PROBLEM TO SOLVE –
Your task is to write out only the lines running from the line with "Write the Plotly code for this chart." to the line with "err_lower = [0.2085, 0.152, 0.119, 0.115, 0.121, 0.117, 0.113]", both ends kept, with no images.

AVAILABLE RECORDS –

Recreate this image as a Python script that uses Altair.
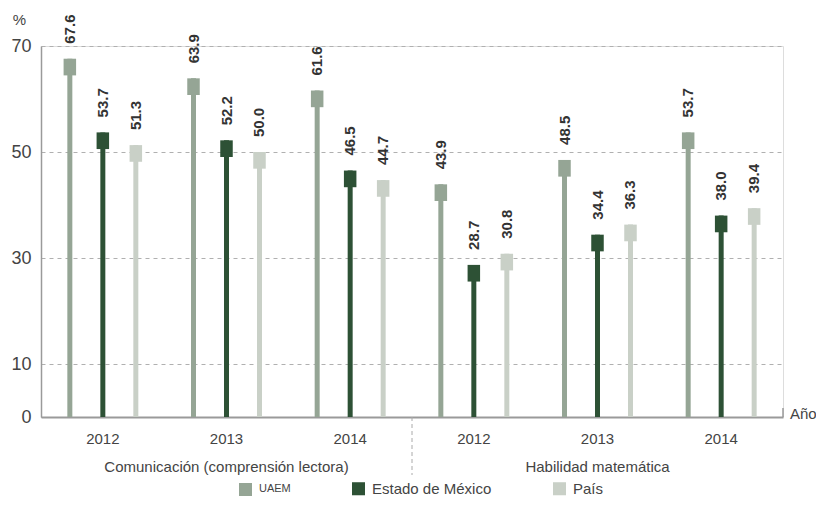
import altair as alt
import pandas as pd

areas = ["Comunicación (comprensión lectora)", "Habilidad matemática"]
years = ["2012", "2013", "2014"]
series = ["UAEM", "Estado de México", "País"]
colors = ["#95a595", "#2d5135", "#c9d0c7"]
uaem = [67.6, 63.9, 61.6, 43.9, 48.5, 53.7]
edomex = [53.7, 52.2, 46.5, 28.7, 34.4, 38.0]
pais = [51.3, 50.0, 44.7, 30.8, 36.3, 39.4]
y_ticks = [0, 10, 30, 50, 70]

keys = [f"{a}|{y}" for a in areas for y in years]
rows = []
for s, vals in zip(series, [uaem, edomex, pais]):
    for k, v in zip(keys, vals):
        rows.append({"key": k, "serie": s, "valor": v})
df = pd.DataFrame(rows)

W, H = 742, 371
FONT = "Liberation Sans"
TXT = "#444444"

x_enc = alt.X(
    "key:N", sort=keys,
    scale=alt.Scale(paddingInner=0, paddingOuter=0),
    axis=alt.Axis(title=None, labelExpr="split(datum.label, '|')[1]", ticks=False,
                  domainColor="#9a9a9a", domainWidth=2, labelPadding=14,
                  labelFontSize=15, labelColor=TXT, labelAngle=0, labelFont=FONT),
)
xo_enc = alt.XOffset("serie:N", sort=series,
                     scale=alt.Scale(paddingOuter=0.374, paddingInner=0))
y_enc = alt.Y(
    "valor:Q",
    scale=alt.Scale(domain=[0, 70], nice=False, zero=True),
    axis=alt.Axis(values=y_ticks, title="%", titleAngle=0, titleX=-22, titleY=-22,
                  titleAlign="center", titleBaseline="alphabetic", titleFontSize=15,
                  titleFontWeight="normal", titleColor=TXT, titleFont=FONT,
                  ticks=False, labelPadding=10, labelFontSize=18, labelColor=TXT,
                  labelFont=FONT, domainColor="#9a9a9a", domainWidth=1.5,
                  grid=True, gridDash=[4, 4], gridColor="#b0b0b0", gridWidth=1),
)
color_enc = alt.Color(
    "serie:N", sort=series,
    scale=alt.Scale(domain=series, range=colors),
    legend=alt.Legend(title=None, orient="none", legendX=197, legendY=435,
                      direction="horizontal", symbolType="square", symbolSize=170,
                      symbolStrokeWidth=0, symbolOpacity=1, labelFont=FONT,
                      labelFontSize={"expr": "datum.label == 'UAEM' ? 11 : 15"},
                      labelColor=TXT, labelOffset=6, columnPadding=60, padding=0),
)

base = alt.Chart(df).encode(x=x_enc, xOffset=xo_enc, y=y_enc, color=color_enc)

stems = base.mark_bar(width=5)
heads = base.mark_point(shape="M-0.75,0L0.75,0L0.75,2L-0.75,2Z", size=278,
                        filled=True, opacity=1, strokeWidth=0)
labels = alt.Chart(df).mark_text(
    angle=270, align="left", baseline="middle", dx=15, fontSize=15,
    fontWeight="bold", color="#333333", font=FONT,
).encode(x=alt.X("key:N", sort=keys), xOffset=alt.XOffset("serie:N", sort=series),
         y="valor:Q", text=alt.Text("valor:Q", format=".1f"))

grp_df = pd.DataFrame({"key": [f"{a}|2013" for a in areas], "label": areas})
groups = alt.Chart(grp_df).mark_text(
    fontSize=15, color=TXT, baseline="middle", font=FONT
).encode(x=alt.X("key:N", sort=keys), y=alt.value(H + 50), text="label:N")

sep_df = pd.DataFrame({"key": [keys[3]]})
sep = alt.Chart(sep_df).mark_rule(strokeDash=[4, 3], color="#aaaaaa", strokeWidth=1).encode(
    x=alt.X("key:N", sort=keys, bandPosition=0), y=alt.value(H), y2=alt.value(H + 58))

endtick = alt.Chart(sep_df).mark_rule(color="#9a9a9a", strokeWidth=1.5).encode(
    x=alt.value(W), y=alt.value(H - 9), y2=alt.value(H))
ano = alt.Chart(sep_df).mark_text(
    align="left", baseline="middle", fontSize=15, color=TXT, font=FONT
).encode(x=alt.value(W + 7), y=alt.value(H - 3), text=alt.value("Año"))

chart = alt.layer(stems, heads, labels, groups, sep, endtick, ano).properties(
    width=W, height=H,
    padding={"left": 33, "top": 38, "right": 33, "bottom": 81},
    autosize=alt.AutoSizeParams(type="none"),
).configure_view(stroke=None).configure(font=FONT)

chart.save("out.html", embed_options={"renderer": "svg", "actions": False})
==
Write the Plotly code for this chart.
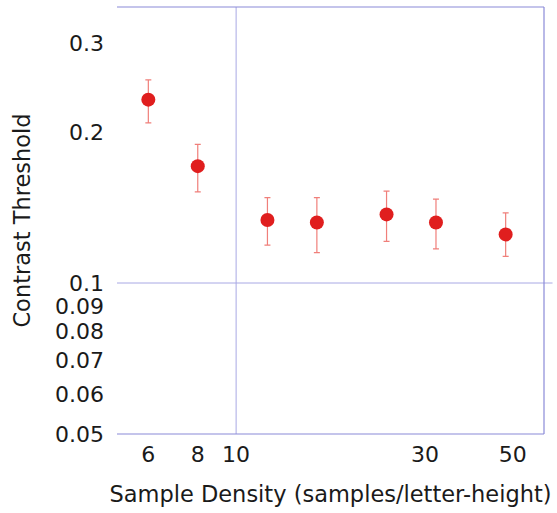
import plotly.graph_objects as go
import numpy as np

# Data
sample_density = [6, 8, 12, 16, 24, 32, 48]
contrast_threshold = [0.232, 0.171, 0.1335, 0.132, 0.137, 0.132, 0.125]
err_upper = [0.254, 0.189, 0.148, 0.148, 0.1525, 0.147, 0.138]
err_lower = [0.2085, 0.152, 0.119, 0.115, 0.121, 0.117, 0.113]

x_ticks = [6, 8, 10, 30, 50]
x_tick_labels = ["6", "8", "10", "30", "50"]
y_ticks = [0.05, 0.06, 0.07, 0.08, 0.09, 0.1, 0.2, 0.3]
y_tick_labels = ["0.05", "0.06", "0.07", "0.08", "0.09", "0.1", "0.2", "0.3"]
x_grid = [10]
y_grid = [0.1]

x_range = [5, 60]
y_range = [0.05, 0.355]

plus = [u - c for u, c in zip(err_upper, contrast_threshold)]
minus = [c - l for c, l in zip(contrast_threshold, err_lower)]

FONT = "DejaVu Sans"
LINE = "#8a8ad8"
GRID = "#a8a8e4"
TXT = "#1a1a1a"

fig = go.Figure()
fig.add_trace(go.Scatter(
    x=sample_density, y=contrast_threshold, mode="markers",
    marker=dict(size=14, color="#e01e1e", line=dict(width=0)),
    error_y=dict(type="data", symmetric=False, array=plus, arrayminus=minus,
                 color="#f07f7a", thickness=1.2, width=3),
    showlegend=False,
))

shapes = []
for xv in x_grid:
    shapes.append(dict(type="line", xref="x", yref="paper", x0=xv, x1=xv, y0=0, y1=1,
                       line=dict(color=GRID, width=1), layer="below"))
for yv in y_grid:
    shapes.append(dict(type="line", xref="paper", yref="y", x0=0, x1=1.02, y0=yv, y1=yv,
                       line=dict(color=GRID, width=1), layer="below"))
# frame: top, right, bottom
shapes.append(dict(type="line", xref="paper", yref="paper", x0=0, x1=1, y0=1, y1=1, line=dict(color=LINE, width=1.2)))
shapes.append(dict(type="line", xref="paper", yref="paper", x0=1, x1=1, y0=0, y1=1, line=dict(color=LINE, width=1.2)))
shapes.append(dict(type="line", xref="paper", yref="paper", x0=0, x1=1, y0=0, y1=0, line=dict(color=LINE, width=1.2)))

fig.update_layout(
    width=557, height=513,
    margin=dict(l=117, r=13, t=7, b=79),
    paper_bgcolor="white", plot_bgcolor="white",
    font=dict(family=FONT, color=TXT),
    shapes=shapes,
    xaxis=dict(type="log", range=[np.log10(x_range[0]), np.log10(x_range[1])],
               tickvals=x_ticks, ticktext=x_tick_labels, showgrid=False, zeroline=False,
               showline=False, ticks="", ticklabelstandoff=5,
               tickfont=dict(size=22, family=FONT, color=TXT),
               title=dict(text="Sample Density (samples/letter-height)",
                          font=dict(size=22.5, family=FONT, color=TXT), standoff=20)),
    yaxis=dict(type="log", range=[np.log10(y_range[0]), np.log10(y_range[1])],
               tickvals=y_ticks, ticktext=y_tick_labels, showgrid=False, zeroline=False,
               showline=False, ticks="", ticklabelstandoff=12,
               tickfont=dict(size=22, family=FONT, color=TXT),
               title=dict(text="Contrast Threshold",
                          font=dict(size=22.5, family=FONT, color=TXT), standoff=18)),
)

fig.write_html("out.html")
* * *
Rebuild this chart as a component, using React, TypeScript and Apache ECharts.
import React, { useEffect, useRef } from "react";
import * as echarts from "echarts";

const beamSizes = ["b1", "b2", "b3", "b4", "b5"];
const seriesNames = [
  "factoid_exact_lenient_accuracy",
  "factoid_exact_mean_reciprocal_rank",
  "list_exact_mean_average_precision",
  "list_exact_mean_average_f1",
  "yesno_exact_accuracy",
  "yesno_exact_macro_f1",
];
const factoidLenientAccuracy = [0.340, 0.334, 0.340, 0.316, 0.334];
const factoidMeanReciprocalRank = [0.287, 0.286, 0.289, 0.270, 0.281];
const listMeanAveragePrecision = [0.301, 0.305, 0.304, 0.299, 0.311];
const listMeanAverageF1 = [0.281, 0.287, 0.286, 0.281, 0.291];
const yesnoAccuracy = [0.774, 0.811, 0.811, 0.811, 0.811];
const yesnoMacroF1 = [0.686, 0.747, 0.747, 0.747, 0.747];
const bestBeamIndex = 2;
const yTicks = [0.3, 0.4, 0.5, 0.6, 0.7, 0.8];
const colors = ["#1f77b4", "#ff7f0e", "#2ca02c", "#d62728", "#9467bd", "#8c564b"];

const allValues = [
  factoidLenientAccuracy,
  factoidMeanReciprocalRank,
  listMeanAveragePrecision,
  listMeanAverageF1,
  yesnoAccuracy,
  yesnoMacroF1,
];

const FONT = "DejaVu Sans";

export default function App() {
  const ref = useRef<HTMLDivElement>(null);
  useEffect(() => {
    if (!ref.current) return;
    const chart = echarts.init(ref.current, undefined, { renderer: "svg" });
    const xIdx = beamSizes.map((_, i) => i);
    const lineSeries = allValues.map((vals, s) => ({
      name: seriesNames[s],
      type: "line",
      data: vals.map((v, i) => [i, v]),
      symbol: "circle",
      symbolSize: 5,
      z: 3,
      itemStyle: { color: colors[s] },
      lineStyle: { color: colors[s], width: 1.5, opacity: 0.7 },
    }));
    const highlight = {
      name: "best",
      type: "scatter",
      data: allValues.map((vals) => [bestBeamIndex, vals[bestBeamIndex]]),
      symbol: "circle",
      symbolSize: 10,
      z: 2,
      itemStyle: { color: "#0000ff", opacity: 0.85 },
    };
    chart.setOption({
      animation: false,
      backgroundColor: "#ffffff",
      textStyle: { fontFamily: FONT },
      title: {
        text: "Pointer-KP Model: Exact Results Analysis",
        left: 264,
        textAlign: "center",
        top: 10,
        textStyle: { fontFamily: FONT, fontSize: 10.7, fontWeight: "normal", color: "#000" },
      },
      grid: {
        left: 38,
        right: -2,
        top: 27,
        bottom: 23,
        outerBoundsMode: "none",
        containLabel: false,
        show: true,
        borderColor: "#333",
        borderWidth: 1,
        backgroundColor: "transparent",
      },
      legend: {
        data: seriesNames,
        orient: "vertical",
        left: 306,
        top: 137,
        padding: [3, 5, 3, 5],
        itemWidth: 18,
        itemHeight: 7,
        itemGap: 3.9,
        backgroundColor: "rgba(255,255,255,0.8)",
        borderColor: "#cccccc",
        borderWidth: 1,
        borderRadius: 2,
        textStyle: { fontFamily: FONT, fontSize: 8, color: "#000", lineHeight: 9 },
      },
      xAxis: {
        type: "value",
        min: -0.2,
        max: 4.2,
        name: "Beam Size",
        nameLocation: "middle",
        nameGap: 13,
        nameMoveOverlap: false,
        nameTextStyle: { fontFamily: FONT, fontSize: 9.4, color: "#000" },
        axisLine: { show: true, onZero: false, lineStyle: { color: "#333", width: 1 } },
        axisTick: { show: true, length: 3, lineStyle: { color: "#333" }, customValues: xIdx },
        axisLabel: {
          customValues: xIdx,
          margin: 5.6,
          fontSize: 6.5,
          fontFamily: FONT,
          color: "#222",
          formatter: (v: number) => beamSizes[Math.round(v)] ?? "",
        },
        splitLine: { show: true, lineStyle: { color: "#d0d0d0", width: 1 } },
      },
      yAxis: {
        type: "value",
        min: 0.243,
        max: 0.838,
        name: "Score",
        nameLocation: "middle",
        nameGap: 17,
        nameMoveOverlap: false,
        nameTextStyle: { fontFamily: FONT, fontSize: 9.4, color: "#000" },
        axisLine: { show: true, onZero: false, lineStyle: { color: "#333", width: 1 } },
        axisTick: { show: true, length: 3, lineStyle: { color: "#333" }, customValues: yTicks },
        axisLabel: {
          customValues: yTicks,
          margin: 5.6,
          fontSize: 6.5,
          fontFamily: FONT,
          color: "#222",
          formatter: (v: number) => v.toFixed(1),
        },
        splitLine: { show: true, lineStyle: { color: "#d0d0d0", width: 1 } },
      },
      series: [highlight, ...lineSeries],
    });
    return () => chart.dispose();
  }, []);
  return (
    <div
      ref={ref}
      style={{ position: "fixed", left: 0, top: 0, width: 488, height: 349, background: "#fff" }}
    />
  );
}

CORRECT ANSWER –
Write the Plotly code for this chart.
import plotly.graph_objects as go
import numpy as np

# Data
sample_density = [6, 8, 12, 16, 24, 32, 48]
contrast_threshold = [0.232, 0.171, 0.1335, 0.132, 0.137, 0.132, 0.125]
err_upper = [0.254, 0.189, 0.148, 0.148, 0.1525, 0.147, 0.138]
err_lower = [0.2085, 0.152, 0.119, 0.115, 0.121, 0.117, 0.113]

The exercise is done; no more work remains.